Berlin filmmaker Sam Muirhead will live for a year without proprietary goods in the ultimate DIY maker experiment. But what about toilet paper?


Berlin filmmaker Sam Muirhead has come up with an ambitious stunt: He'll live without proprietary goods for one year in an effort to immerse himself in the open-source maker movement. Muirhead will be something of a fish out of water—he doesn't code and isn't a die-hard DIYer, but he's excited to spread the gospel and benefit the community.

"The future is open-source everything," Linus Torvalds, Fonder of Linux, famously said. Clearly that future has not yet arrived, but Muirhead will live as if it has.

Muirhead is particularly well situated for this experiment—Berlin is undergoing a scrappy DIY revolution and he's got urban farms, maker labs, even textile workshops and a hacker club all in his neighborhood. From hardware to software, food to clothing, he'll seek out or design and share an open source alternative.

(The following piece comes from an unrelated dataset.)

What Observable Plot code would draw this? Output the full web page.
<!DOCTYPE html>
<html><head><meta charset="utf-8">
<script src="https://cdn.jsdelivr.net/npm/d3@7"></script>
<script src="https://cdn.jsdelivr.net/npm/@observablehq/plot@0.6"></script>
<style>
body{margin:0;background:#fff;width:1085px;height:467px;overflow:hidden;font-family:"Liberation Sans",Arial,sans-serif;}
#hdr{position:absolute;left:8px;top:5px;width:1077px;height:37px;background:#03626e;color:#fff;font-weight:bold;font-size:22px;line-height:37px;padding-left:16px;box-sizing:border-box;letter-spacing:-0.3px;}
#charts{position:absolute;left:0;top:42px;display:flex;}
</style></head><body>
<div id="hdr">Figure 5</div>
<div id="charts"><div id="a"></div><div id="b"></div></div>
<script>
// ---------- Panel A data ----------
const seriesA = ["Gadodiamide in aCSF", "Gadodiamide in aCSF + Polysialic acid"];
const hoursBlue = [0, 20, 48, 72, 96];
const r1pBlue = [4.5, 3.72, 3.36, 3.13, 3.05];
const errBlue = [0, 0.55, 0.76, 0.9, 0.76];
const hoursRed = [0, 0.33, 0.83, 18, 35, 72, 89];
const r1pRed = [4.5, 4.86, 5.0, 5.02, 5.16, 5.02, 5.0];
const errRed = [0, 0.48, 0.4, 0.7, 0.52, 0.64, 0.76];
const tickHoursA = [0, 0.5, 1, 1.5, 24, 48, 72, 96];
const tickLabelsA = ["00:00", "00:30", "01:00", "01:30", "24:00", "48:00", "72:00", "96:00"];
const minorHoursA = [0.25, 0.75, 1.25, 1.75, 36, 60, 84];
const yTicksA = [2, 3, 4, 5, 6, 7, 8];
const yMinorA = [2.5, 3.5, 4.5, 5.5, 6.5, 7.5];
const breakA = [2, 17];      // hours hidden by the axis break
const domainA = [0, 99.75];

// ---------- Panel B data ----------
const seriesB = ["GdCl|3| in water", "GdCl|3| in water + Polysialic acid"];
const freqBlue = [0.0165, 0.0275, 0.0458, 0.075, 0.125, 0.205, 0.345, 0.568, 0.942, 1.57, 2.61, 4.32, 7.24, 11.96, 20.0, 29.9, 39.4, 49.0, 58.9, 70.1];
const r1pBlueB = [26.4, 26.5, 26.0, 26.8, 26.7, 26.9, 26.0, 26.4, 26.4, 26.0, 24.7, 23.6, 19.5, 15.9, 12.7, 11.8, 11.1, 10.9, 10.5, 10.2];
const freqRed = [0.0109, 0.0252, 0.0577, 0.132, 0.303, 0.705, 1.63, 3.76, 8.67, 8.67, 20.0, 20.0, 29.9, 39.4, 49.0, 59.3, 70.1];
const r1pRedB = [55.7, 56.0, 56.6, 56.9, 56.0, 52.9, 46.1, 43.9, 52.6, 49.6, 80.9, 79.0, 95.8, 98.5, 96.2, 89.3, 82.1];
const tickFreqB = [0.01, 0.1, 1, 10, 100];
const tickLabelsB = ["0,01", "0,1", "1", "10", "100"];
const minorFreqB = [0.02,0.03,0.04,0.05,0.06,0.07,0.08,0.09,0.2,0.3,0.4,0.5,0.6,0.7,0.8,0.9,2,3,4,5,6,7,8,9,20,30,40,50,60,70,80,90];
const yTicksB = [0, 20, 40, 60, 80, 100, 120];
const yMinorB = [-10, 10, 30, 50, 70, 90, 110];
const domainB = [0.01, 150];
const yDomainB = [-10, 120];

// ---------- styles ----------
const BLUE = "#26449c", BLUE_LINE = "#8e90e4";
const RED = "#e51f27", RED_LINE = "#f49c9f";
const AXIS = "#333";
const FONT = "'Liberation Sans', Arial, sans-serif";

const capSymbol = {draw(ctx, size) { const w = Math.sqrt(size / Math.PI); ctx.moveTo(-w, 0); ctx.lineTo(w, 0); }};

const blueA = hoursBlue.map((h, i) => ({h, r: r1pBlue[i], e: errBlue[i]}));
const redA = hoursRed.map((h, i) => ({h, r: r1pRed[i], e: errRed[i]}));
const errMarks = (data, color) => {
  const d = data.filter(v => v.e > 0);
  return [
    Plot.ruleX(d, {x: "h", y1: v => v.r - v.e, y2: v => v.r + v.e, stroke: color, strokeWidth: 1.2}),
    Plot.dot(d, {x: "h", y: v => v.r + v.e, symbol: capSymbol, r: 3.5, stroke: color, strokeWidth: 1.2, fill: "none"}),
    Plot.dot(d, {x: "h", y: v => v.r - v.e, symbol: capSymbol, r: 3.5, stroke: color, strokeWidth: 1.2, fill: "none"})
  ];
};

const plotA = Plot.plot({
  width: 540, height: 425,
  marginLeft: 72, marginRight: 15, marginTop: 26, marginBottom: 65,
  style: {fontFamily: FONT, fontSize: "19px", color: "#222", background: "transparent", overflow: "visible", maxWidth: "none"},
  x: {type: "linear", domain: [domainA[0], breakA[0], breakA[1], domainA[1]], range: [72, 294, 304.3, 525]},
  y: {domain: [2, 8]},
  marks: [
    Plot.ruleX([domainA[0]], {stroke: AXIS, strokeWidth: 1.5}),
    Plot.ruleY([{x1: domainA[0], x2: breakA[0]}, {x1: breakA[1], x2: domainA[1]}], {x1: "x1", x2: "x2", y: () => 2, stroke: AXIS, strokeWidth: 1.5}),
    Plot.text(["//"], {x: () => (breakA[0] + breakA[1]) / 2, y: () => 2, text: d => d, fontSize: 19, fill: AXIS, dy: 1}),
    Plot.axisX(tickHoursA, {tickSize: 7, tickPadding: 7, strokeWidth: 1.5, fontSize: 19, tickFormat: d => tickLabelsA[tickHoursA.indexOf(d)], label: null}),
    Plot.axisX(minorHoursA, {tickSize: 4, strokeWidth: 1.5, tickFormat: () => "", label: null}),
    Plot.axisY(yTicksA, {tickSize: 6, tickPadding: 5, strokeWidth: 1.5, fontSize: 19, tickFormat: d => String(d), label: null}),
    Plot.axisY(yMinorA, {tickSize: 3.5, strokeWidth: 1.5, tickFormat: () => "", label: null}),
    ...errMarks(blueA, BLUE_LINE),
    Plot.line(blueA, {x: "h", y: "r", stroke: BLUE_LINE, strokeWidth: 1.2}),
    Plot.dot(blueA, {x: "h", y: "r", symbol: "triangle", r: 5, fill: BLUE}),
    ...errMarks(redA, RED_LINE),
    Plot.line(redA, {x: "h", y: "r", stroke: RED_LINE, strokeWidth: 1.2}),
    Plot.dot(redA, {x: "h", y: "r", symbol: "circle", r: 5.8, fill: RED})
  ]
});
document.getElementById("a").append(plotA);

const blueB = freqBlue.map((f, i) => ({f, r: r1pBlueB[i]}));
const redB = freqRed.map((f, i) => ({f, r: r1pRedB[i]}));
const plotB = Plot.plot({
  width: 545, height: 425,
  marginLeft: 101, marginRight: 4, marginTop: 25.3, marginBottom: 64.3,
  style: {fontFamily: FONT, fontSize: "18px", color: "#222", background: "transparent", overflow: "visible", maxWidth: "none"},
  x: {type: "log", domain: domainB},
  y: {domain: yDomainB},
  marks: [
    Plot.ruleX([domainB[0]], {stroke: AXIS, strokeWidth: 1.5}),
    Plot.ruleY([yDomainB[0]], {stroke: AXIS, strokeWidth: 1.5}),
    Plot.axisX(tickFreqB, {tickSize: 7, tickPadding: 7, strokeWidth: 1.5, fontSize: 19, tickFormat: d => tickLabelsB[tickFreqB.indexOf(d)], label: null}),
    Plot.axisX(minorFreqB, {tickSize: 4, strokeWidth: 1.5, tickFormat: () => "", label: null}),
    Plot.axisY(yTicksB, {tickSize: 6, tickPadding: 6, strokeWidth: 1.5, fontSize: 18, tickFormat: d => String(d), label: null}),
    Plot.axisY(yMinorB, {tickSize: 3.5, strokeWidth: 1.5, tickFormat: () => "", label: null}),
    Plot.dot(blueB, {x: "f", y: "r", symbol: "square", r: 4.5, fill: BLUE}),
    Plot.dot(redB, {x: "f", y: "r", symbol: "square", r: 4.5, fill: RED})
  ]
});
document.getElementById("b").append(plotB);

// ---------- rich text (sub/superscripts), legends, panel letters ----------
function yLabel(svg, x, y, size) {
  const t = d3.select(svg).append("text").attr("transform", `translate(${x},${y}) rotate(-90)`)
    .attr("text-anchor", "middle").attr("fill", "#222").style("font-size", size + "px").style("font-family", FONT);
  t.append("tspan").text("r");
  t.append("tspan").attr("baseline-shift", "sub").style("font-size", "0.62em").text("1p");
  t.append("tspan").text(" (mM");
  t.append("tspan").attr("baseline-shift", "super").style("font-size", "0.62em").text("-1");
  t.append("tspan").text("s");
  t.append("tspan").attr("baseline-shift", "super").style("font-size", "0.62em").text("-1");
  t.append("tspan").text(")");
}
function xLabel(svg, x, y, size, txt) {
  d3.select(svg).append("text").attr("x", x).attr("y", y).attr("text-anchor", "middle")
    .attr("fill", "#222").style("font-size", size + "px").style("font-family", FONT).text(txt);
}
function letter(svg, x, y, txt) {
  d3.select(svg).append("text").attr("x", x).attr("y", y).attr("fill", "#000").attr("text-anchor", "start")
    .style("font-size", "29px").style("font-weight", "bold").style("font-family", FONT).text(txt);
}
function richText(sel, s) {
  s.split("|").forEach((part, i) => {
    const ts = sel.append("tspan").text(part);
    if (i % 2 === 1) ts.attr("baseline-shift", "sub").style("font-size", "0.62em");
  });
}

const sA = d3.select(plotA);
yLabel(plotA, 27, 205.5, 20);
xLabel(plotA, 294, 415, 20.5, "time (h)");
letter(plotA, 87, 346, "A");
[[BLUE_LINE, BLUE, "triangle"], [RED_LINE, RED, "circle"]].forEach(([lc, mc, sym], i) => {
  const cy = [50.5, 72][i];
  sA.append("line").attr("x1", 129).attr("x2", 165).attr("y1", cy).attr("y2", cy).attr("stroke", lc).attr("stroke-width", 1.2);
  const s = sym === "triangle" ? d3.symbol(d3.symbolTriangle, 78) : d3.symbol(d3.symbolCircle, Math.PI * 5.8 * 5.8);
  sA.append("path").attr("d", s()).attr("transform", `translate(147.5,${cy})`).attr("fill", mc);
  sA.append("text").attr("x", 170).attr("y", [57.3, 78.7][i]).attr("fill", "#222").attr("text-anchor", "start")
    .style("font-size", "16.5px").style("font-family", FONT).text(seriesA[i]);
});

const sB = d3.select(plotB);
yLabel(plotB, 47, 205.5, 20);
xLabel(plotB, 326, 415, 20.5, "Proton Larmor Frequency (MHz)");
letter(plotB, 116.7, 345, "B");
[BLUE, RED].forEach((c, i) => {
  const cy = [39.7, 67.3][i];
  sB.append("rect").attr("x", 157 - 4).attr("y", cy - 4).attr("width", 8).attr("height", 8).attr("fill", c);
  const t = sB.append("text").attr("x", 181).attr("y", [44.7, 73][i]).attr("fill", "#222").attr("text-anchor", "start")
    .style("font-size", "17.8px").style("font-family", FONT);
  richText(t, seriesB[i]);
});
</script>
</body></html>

"I'll be testing just how far the open source idea can go in real life," says Muirhead. That may leave him living in a toga, drinking poorly brewed beer, but so be it. If he can't find a truly open source option for his need, he'll opt for what he's called the "shariest" option—the most collaborative and transparent.

Muirhead began his new way of life this month and he'll be chronicling his adventures on his own site and over at Shareable, where he introduced himself this week:

I'm documenting everything in videos and writing...not just my successes but also my ridiculous fumbles and failures as I come to grips with open source. I'm bringing all of these disparate areas of technology, collaboration and DIY together in my journey as an open-source-outsider experiencing a new way of living...I'll be your crash-test dummy, hurling myself face-first into open source just so you can watch what happens.


Muirhead's year-long experiment reminds us a bit of Colin "No Impact Man" Beavan's voyage into the wilderness of radical non-consumption. Like with Beavan, it'll be interesting to see if small, every day conveniences (toilet paper?) chip away at his resolve to keep the faith—and what new possibilities this lifestyle experiment opens up.